The state's collegiate soccer season will begin this week, and among the Division I teams, Loyola and Towson State appear to be in command once again. The others are in unsettled situations, with too little experience or too much schedule, at least for the early games.
One of the factors for NCAA tournament selection is strength of schedule, and September could be critical for Loyola and Towson State. This fall will mark the first time the two have not met in more than 35 years.
Despite going 16-2-5 (1-1-1 against eventual NCAA tournament teams), Loyola did not receive a bid last season, and, in strengthening the schedule, the Greyhounds could not find room for Towson State. In its past 10 meetings with the Tigers, Loyola has gone 9-0-1.
"Our early scheduling philosophy hasn't changed, as we always try to play the best teams at the beginning of the season," said Loyola coach Bill Sento, who enters his 12th season seeking an 11th consecutive winning season. His team will begin a 20-game schedule today at George Mason. The Patriots hold a 3-0-1 lead on the Greyhounds since losing in the 1986 NCAA tournament.
Seven starters return for the Greyhounds, headed by defenders and co-captains Tom Donahue and Vince Moskunas (out four to six weeks with a knee injury). Junior Rob Elliott (14 goals, 12 assists) and senior Sean Nolan head the offense, senior Mark Hopper and sophomore Billy Harte are back in the middle and Shawn Boehmcke is a two-year starter in goal with 18 shutouts and 15 goals allowed in 34 games.
At Towson State, 10-year coach Frank Olszewski returns eight starters, including four All-East Coast Conference selections, from a team that went 12-6-2 and shared the ECC title with Drexel.
Among the veterans are seniors Joe Layfield and Ed McCue, the team's top two scorers a year ago. Juniors Ricky Bush and Brian Bichy are holdovers in the midfield, and the defense should be the strength of the unit with regulars Mark Sullivan, Frank Assaro and Lance Johnson in front of keeper Rich Pellegrini, who allowed 15 goals in 19 games and tied the school record for shutouts with seven.
The newest thing about the University of Maryland Baltimore County is its coach, Pete Caringi, although he has accomplished more in the past decade than most coaches do in a lifetime. He guided Essex Community College to the National Junior College tournament five of the past six seasons, and a year ago directed the Maryland Bays to the American Professional Soccer League title.
He had a chance to see his new team during spring drills, and a former Essex CC player should be one of his leaders. Senior Jason Dieter, a former JuCo All-American and an All-ECC choice last year, was the leading scorer in 1990 with nine goals and nine assists.

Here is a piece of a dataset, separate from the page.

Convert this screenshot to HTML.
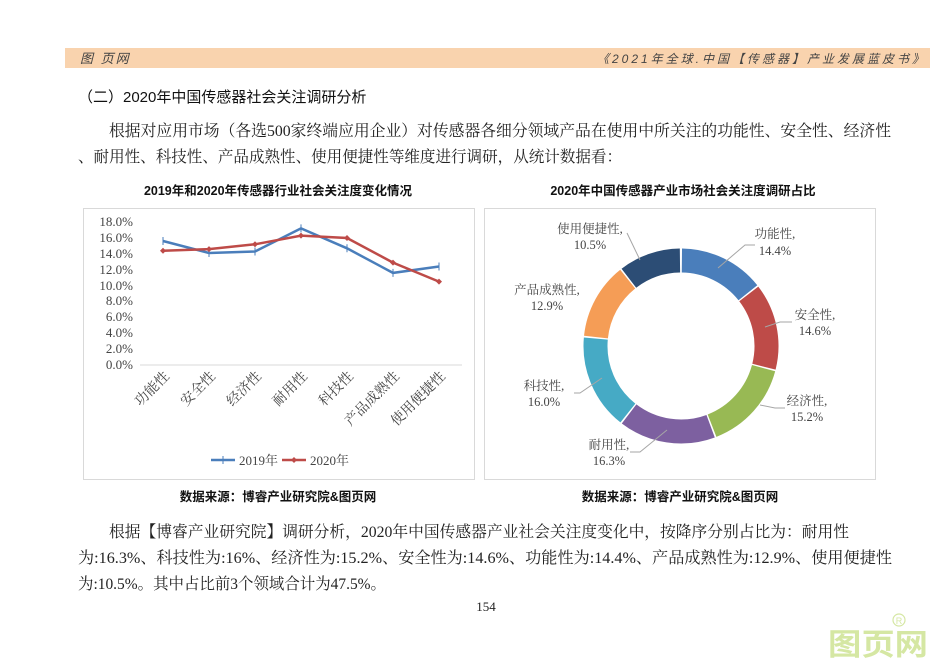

Among other holdovers are sweeper Darius Taylor, midfielder Robert Diver and goalkeepers Robert Mamula and Dan McDonough, who shared duties in an 11-9 season, including four straight wins at the end of the year.
The top newcomers are Tim Ryerson, a transfer from Nevada-Las Vegas, freshman redshirt Robert Hoch and JuCo All-American Terry Locklear, from Essex CC.
The University of Maryland and Naval Academy have some question marks. Maryland returns five starters from a 10-8-1 team, including team captain and top defender Jeff Ulehla (Calvert Hall) in front of keeper Carmine Isaaco (six shutouts). Senior Paul Boardman, a 12-goal scorer last season, left the team last week, and now the chief holdover scorer is Jeff Stroud (one goal).
For Navy (9-10-2), where there are 10 returnees, the expected leaders are juniors Cliff Carpenter (offense) and Jono Halverson.
Mount St. Mary's (12-5-3) has four holdover starters from the second-winningest team in program history -- defenders Mike Ernst, Pat Gannon, Greg Goles and midfielder Karl Taverner. With two seniors and two juniors, 36-year coach Jim Deegan is looking at a rebuilding season. The second season for the University of Maryland Eastern Shore figures to be better than the first (2-11-1), with veterans B.J. Strin on offense and team most valuable player Jonathan Lindsay on defense.
Among the Division III schools, Johns Hopkins (11-4-2) has six holdover starters, including goalkeeper Jerry Irvine and defender Mike Van de Kieft, but among the losses were four of the top five scorers. Frostburg State (14-5-1) has its top point-scorers from last season -- Derek Woodward, Mark Urban and Rocky Reed -- and goalkeeper Pete Tytus, who saw backup duty in 10 games.
Goucher is in its third season and will continue to be relatively inexperienced, but the 27 candidates are double the number of a year ago. Forward Joe Hartman is the chief returnee, and two of last year's prep stars, Steve Montgomery (Northeast) and Curt Mykut (Frederick) should provide help.